Anyway, nowadays I’d rather listen to SZA’s Ctrl on a loop for weeks on end than hunt out a new french electronic band, I like getting my nails done and I sometimes I wear things because I think they are cute. In life, sometimes it’s hard to avoid the notion that some girls are way cooler or way edgier (please read my irony) than you are. Working in fashion for example, it’s easy to assume that everyone is super alternative, wears very very rare and expensive clothes, listens to music you’ve never heard of and parties in clubs you’d never be allowed in.

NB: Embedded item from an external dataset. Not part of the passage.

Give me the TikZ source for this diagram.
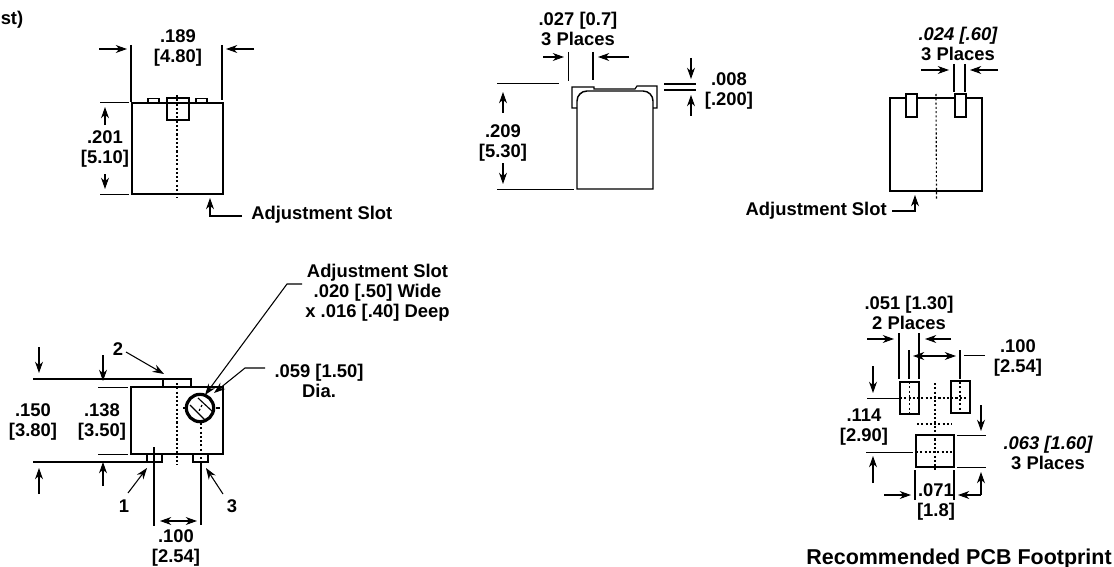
\documentclass[tikz,border=0pt]{standalone}
\usepackage{fontspec}
\setmainfont{Liberation Sans}[BoldFont={Liberation Sans Bold},BoldItalicFont={Liberation Sans Bold Italic}]
\usetikzlibrary{arrows.meta}
\tikzset{
  dimtext/.style={font=\bfseries\fontsize{13.8pt}{15pt}\selectfont,inner sep=0pt,align=center,text=black,yshift=-0.75pt},
  ln/.style={line width=0.85pt,draw=black},
  thin ln/.style={line width=0.75pt,draw=black},
  outline/.style={line width=1.1pt,draw=black},
  dot/.style={line width=0.85pt,draw=black,dash pattern=on 1.6pt off 1.6pt},
  dimarrow/.style={line width=0.8pt,draw=black,-{Stealth[length=8.5pt,width=6pt]}},
  bothdim/.style={line width=0.8pt,draw=black,{Stealth[length=8.5pt,width=6pt]}-{Stealth[length=8.5pt,width=6pt]}}
}
\begin{document}
\begin{tikzpicture}[x=0.75pt,y=-0.75pt]
\useasboundingbox (0,0) rectangle (1114,567);
% top-left view
\node[dimtext,anchor=west] (stc) at (0.5,19) {st)};
\node[dimtext] (d189) at (178,46.5) {.189\\{[4.80]}};
\draw[dimarrow] (99,49) -- (127,49); \draw[dimarrow] (254,49) -- (226,49);
\draw[ln] (131,45) -- (131,102); \draw[ln] (222,45) -- (222,100);
\draw[outline] (132,103) rectangle (223,194);
\draw[ln] (148,103) -- (148,98.5) -- (159,98.5) -- (159,103);
\draw[ln] (196,103) -- (196,98.5) -- (207,98.5) -- (207,103);
\draw[outline] (167,98) rectangle (189,120);
\draw[dot] (177,95) -- (177,198);
\draw[thin ln] (100,103) -- (129,103); \draw[thin ln] (100,194) -- (129,194);
\draw[dimarrow] (105,125) -- (105,107);
\draw[dimarrow] (105,174) -- (105,189);
\node[dimtext] (d201) at (105,147.5) {.201\\{[5.10]}};
\draw[dimarrow] (242,216) -- (210,216) -- (210,198);
\node[dimtext,anchor=west] (adj1) at (251,214) {Adjustment Slot};
% top-middle view
\node[dimtext] (d027) at (578,27.5) {.027 [0.7]\\3 Places};
\draw[ln] (568.5,52) -- (568.5,81); \draw[ln] (593,52) -- (593,80);
\draw[dimarrow] (543,57) -- (564,57); \draw[dimarrow] (629,57) -- (598,57);
\draw[thin ln] (497,84) -- (559,84); \draw[thin ln] (497,189) -- (574,189);
\draw[dimarrow] (503,113) -- (503,92); \draw[dimarrow] (503,163) -- (503,184);
\node[dimtext] (d209) at (503,142) {.209\\{[5.30]}};
\draw[outline] (577,189) -- (577,101) to[out=90,in=180] (587,91) -- (643,91) to[out=0,in=90] (653,101) -- (653,189) -- cycle;
\draw[ln] (577,108) -- (572,108) -- (572,87) -- (594,87) -- (594,89) -- (635,89) -- (637,86) -- (657,86) -- (657,108) -- (653,108);
\draw[ln] (664,84) -- (696,84); \draw[ln] (664,90) -- (696,90);
\draw[dimarrow] (691,58) -- (691,79); \draw[dimarrow] (691,116) -- (691,95);
\node[dimtext] (d008) at (729,89.5) {.008\\{[.200]}};
% top-right view
\node[dimtext] (d024) at (958,43) {\itshape .024 [.60]\\3 Places};
\draw[dimarrow] (921,70) -- (949,70); \draw[dimarrow] (998,70) -- (970,70);
\draw[ln] (954,64) -- (954,92); \draw[ln] (965,64) -- (965,92);
\draw[outline] (890,98) rectangle (982,191);
\draw[outline,fill=white] (906,94) rectangle (917,117);
\draw[outline,fill=white] (955,94) rectangle (966,117);
\draw[dot] (936,94) -- (936.5,200);
\node[dimtext,anchor=east] (adj2) at (887,210) {Adjustment Slot};
\draw[dimarrow] (892,211) -- (915,211) -- (915,195);
% bottom-left view
\draw[outline] (131,387) rectangle (223,454);
\draw[ln] (33,379) -- (191,379) -- (191,387);
\draw[ln] (163,379) -- (163,387);
\draw[thin ln] (98,387) -- (128,387); \draw[thin ln] (98,454) -- (128,454);
\draw[ln] (33,462) -- (147,462);
\draw[ln] (147,454) -- (147,462) -- (162,462) -- (162,454);
\draw[ln] (193,454) -- (193,462) -- (208,462) -- (208,454);
\draw[ln] (154,447) -- (154,526); \draw[ln] (201,462) -- (201,525);
\draw[dot] (201,423) -- (201,462);
\draw[dot] (177,383) -- (177,465);
\draw[dimarrow] (39,347) -- (39,373); \draw[dimarrow] (103,355) -- (103,381);
\draw[dimarrow] (39,494) -- (39,468); \draw[dimarrow] (103,486) -- (103,462);
\node[dimtext] (d150) at (33,421) {.150\\{[3.80]}};
\node[dimtext] (d138) at (102,421) {.138\\{[3.50]}};
\node[circle,draw,line width=2.4pt,minimum size=20.5pt,inner sep=0pt] (dial) at (200,408) {};
\draw[ln] (198,398) -- (213,412); \draw[ln] (190,405) -- (205,420);
\draw[ln] (183,408) -- (186,408); \draw[ln] (216,408) -- (220,408);
\draw[dot] (202,405) -- (199,411);
\node[dimtext] (n2) at (118,348) {2}; \node[dimtext] (n1) at (124,505) {1}; \node[dimtext] (n3) at (232,505) {3};
\draw[dimarrow] (126,352) -- (164,374);
\draw[dimarrow] (128,493) -- (147,468);
\draw[dimarrow] (223,494) -- (206,468);
\draw[bothdim] (160,521) -- (197,521);
\node[dimtext] (d100) at (176,547) {.100\\{[2.54]}};
\node[dimtext] (adj3) at (377.5,292) {Adjustment Slot\\.020 [.50] Wide\\x .016 [.40] Deep};
\draw[dimarrow] (302,284) -- (287,284) -- (205,395);
\draw[dimarrow] (265,368) -- (245,368) -- (214,393);
\node[dimtext] (d059) at (319,379.5) {.059 [1.50]\\Dia.};
% footprint
\node[dimtext] (d051) at (909,312) {.051 [1.30]\\2 Places};
\draw[ln] (899,333) -- (899,379); \draw[ln] (919,333) -- (919,379);
\draw[ln] (909,350) -- (909,379); \draw[ln] (960,350) -- (960,379);
\draw[thin ln] (964,355) -- (985,355);
\draw[dimarrow] (867,339) -- (894,339); \draw[dimarrow] (951,339) -- (925,339);
\draw[bothdim] (913,356) -- (956,356);
\node[dimtext] (d100b) at (1018,357) {.100\\{[2.54]}};
\draw[outline] (900,382) rectangle (919,414);
\draw[outline] (951,381) rectangle (970,413);
\draw[thin ln] (867,398) -- (900,398);
\draw[dot] (900,398) -- (968,398);
\draw[dot] (909.5,382) -- (909.5,414); \draw[dot] (960,382) -- (960,414);
\draw[dot] (935,383) -- (935,470); \draw[dot] (917,424) -- (952,424);
\draw[outline] (916,435) rectangle (954,467);
\draw[dot] (916,452) -- (954,452);
\draw[thin ln] (866,452) -- (913,452);
\draw[thin ln] (957,435) -- (986,435); \draw[thin ln] (957,467) -- (986,467);
\draw[dimarrow] (873,366) -- (873,393); \draw[dimarrow] (873,483) -- (873,456);
\draw[dimarrow] (981,405) -- (981,431); \draw[dimarrow] (981,495) -- (981,472);
\draw[dimarrow] (884,495) -- (911,495); \draw[dimarrow] (981,495) -- (958,495);
\draw[ln] (915,470) -- (915,500); \draw[ln] (954,470) -- (954,500);
\node[dimtext] (d114) at (864,426) {.114\\{[2.90]}};
\node[dimtext] (d063) at (1048,452) {\itshape .063 [1.60]\\3 Places};
\node[dimtext] (d071) at (936,501) {.071\\{[1.8]}};
\node[dimtext,anchor=east,font=\bfseries\fontsize{16.1pt}{17pt}\selectfont] (pcb) at (1112,558) {Recommended PCB Footprint};
\end{tikzpicture}
\end{document}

The reality (albeit maybe only my reality) is that in many offices, studios and showrooms, the top ten is playing on repeat, someone’s addicted to iced lattes or avocado, and everyone’s reading about Kylie Jenner on the trashiest news website.

I think it’s time to make a new definition for “typical girl.” What do we have in common regardless of our opinions, music tastes, extra curricular activities, dress sense and coffee of choice? Is it the desire to prove ourselves in a shared fight for equality (at least for the 69 percent of us)? Is it the strength and self motivation to make our mark and be as successful as the next? Is it the heart to support and love our sisters, mothers, girlfriends and female colleagues?

Whatever it is, I’m just glad I got a very low rating of “basic” on this Buzzfeed quiz from 2014.